Ignore those two guys in the front. (The tall one is Rob, the other is Jake, harumph, Jay.)  But behind them. That black thing. See it now.

It’s the original Batmobile.  And it lives in a car showroom somewhere in LA, I have no idea where (I told you I have no sense of direction.)  The walls of the showroom are covered in movie posters; they specialise in stocking cars that have been used in movies and TV shows; and they do actually have the original Batmobile.

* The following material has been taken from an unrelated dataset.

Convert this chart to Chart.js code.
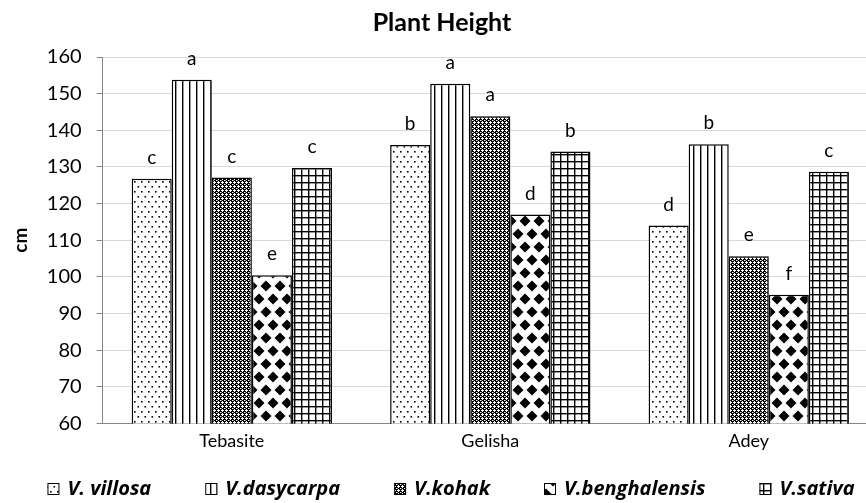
<!DOCTYPE html>
<html>
<head>
<meta charset="utf-8">
<title>Plant Height</title>
<script src="https://cdn.jsdelivr.net/npm/chart.js@4.4.1/dist/chart.umd.min.js"></script>
<style>
    html, body { margin: 0; padding: 0; background: #fff; overflow: hidden; }
    /* the original plot area runs a little past the right edge of the picture */
    #wrap { width: 878px; height: 503px; position: relative; }
</style>
</head>
<body>
<div id="wrap"><canvas id="plantHeightChart"></canvas></div>
<script>
// Plant height (cm) per site and species
const categories = ['Tebasite', 'Gelisha', 'Adey'];
const seriesNames = ['V. villosa', 'V.dasycarpa', 'V.kohak', 'V.benghalensis', 'V.sativa'];
const chartTitle = 'Plant Height';

const villosaValues = [126.8, 136.0, 114.0];
const dasycarpaValues = [153.8, 152.7, 136.2];
const kohakValues = [127.1, 143.8, 105.6];
const benghalensisValues = [100.4, 117.0, 95.1];
const sativaValues = [129.7, 134.2, 128.7];

// Mean separation letters
const villosaLetters = ['c', 'b', 'd'];
const dasycarpaLetters = ['a', 'a', 'b'];
const kohakLetters = ['c', 'a', 'e'];
const benghalensisLetters = ['e', 'd', 'f'];
const sativaLetters = ['c', 'b', 'c'];

const yMin = 60;
const yMax = 160;
const yStep = 10;

const VIEW_WIDTH = 866;
const FONT = 'Lato, "Open Sans", sans-serif';
const LEGEND_FONT = '"Open Sans", Lato, sans-serif';

// Build a fill pattern from a small tile
function makePattern(w, h, draw) {
    const tile = document.createElement('canvas');
    tile.width = w;
    tile.height = h;
    const t = tile.getContext('2d');
    t.fillStyle = '#fff';
    t.fillRect(0, 0, w, h);
    t.fillStyle = '#000';
    draw(t, w, h);
    return t.createPattern(tile, 'repeat');
}

// sparse dots
const dotsPattern = makePattern(7, 10, (t) => {
    t.fillRect(1, 1, 1.6, 1.6);
    t.fillRect(4.5, 6, 1.6, 1.6);
});

// vertical lines
const verticalPattern = makePattern(7, 4, (t) => {
    t.fillRect(0, 0, 1.4, 4);
});

// fine dark texture
const finePattern = makePattern(4, 4, (t) => {
    t.fillRect(0, 0, 4, 4);
    t.fillStyle = '#fff';
    t.fillRect(2, 1, 1, 1);
    t.fillRect(1, 2, 1, 1);
    t.fillRect(2, 2, 1, 1);
    t.fillRect(3, 2, 1, 1);
    t.fillRect(2, 3, 1, 1);
    t.fillRect(0, 0, 1, 1);
    t.fillStyle = '#777';
    t.fillRect(1, 0, 1, 1);
});

// black diamonds
const diamondPattern = makePattern(14, 26, (t) => {
    const r = 5.5;
    const centers = [[0, 0], [14, 0], [0, 26], [14, 26], [7, 13]];
    centers.forEach(([cx, cy]) => {
        t.beginPath();
        t.moveTo(cx, cy - r);
        t.lineTo(cx + r, cy);
        t.lineTo(cx, cy + r);
        t.lineTo(cx - r, cy);
        t.closePath();
        t.fill();
    });
});

// square grid
const gridPattern = makePattern(7, 7, (t) => {
    t.fillRect(0, 0, 7, 1.4);
    t.fillRect(0, 0, 1.4, 7);
});

function makeDataset(label, data, letters, pattern) {
    return {
        label: label,
        data: data,
        letters: letters,
        backgroundColor: pattern,
        borderColor: '#000',
        borderWidth: 1.5,
        borderSkipped: 'bottom'
    };
}

// Title, drawn a little right of centre like the original
const titlePlugin = {
    id: 'plotTitle',
    afterDraw(chart) {
        const ctx = chart.ctx;
        ctx.save();
        ctx.font = 'bold 25px ' + FONT;
        ctx.fillStyle = '#000';
        ctx.textAlign = 'center';
        ctx.textBaseline = 'alphabetic';
        ctx.fillText(chartTitle, VIEW_WIDTH / 2 + 9, 31);
        ctx.restore();
    }
};

// Letters above bars
const letterPlugin = {
    id: 'barLetters',
    afterDatasetsDraw(chart) {
        const ctx = chart.ctx;
        ctx.save();
        ctx.font = '19px ' + FONT;
        ctx.fillStyle = '#000';
        ctx.textAlign = 'center';
        ctx.textBaseline = 'alphabetic';
        chart.data.datasets.forEach((ds, i) => {
            chart.getDatasetMeta(i).data.forEach((bar, j) => {
                ctx.fillText(ds.letters[j], bar.x, bar.y - 15);
            });
        });
        ctx.restore();
    }
};

// Bottom legend with wide spacing between entries
const legendPlugin = {
    id: 'wideLegend',
    afterDraw(chart) {
        const ctx = chart.ctx;
        const boxSize = 12;
        const boxGap = 8;
        const itemGap = 54;
        ctx.save();
        ctx.font = 'italic bold 20px ' + LEGEND_FONT;
        const widths = chart.data.datasets.map(ds => ctx.measureText(ds.label).width);
        const total = widths.reduce((a, w) => a + boxSize + boxGap + w, 0) + itemGap * (widths.length - 1);
        let x = (VIEW_WIDTH - total) / 2 + 18;
        const y = chart.height - 14;
        ctx.textBaseline = 'middle';
        ctx.textAlign = 'left';
        chart.data.datasets.forEach((ds, i) => {
            ctx.fillStyle = ds.backgroundColor;
            ctx.fillRect(x, y - boxSize / 2, boxSize, boxSize);
            ctx.strokeStyle = '#000';
            ctx.lineWidth = 1;
            ctx.strokeRect(x + 0.5, y - boxSize / 2 + 0.5, boxSize - 1, boxSize - 1);
            ctx.fillStyle = '#000';
            ctx.fillText(ds.label, x + boxSize + boxGap, y);
            x += boxSize + boxGap + widths[i] + itemGap;
        });
        ctx.restore();
    }
};

const ctx = document.getElementById('plantHeightChart').getContext('2d');

new Chart(ctx, {
    type: 'bar',
    data: {
        labels: categories,
        datasets: [
            makeDataset(seriesNames[0], villosaValues, villosaLetters, dotsPattern),
            makeDataset(seriesNames[1], dasycarpaValues, dasycarpaLetters, verticalPattern),
            makeDataset(seriesNames[2], kohakValues, kohakLetters, finePattern),
            makeDataset(seriesNames[3], benghalensisValues, benghalensisLetters, diamondPattern),
            makeDataset(seriesNames[4], sativaValues, sativaLetters, gridPattern)
        ]
    },
    options: {
        responsive: true,
        maintainAspectRatio: false,
        animation: false,
        layout: {
            padding: { left: 9, right: 0, top: 57, bottom: 44 }
        },
        datasets: {
            bar: {
                categoryPercentage: 0.775,
                barPercentage: 1.0
            }
        },
        scales: {
            x: {
                grid: { display: false, drawTicks: false },
                border: { display: true, color: '#868686', width: 1 },
                ticks: {
                    color: '#000',
                    font: { family: FONT, size: 18 },
                    padding: 7
                }
            },
            y: {
                min: yMin,
                max: yMax,
                ticks: {
                    stepSize: yStep,
                    color: '#000',
                    font: { family: FONT, size: 20 },
                    padding: 15
                },
                grid: {
                    color: '#d9d9d9',
                    lineWidth: 1,
                    drawTicks: true,
                    tickLength: 6,
                    tickColor: '#868686'
                },
                border: { display: true, color: '#868686', width: 1 },
                title: {
                    display: true,
                    text: 'cm',
                    color: '#000',
                    font: { family: FONT, size: 19, weight: 'bold' },
                    padding: { top: 0, bottom: 0 }
                }
            }
        },
        plugins: {
            title: { display: false },
            legend: { display: false },
            tooltip: { enabled: false }
        }
    },
    plugins: [titlePlugin, letterPlugin, legendPlugin]
});
</script>
</body>
</html>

Here, for a closer look of the Bat-vehicle, see this pic (and do ignore that guy on the left, he’s very weird, and he follows me around everywhere):


A few ruminations.

Why do I make my life so complicated? Most writers just write.  They stay at home all day.  They watch Ironside in the afternoons.  They emerge, blinking into the light, to meet their editor or agent from time to time; and such a life has a real appeal for me.

However, if you love movies, you have to hustle. It’s the only way to do it.  You have to meet people, go to Festivals, be around.  And the truth is, I not only love movies, I love the buzz that producing movies gives.  It’s the nearest I get to living dangerously – I’m responsible for making things happen. I have to persuade people to give me money, I have to build creative teams, and know how to get the best out of them. And I get to be a Player, in however small a way.

That’s one reason; the other reason, of course, is that I have movie projects I love, in genres that I love, and I want to see them made.  

And I don’t just want to see them made – I want to be part of the whole process, from fund-raising to casting to being on the set and actually knowing what’s happening. When I worked as a regular writer on The Bill - which in many ways was one of the best times in my career – I used to get hugely frustrated at being so far away from the fun  bits. I’d write a script, drive to the office, drive home,  drive back for a script meeting, drive home; and then the danged thing would pop up on the telly.  Admittedly, I would generally try and turn up at the set for an hour or so when my eps were filming - when I would always be in the way and not know what to do. But otherwise, the camaraderie of film-making, the adrenalin-rush of film-making, the sheer joy of film-making – I knew none of that. 

Writers often miss these best bits of it when it comes to film and television drama.  It’s about belonging.  And I’m determined not to miss out again.

In radio,  however, the process is very different – with every radio play I’ve ever written, I’ve been in rehearsals, I’ve been present for every minute of the recording process, I’ve got to know the actors – I have been part of it. And I absolutely love the moment when the script becomes real; when the actors make the words flesh. 

With novels, it’s different again; for there is no ‘part of it’.  There’s the joy of writing it; the pleasure of having lunch with your editor (hi Tim!), or your marketing executive (hi George! hi Sam!) or your agent (hi John!) But the actual process of making a book – typesetting, printing, driving the books in vans to the bookshops, selling the books – these things are all, let’s face it, awfully boring.  That is an “it” of which I do not want to be part.

But as a film producer – the kind of film producer who helps to raise the money, but doesn’t spend all his time on the set – I get to be part of a magical buzz.  And – damn it all – two weeks after coming back  from Hollywood – I miss it.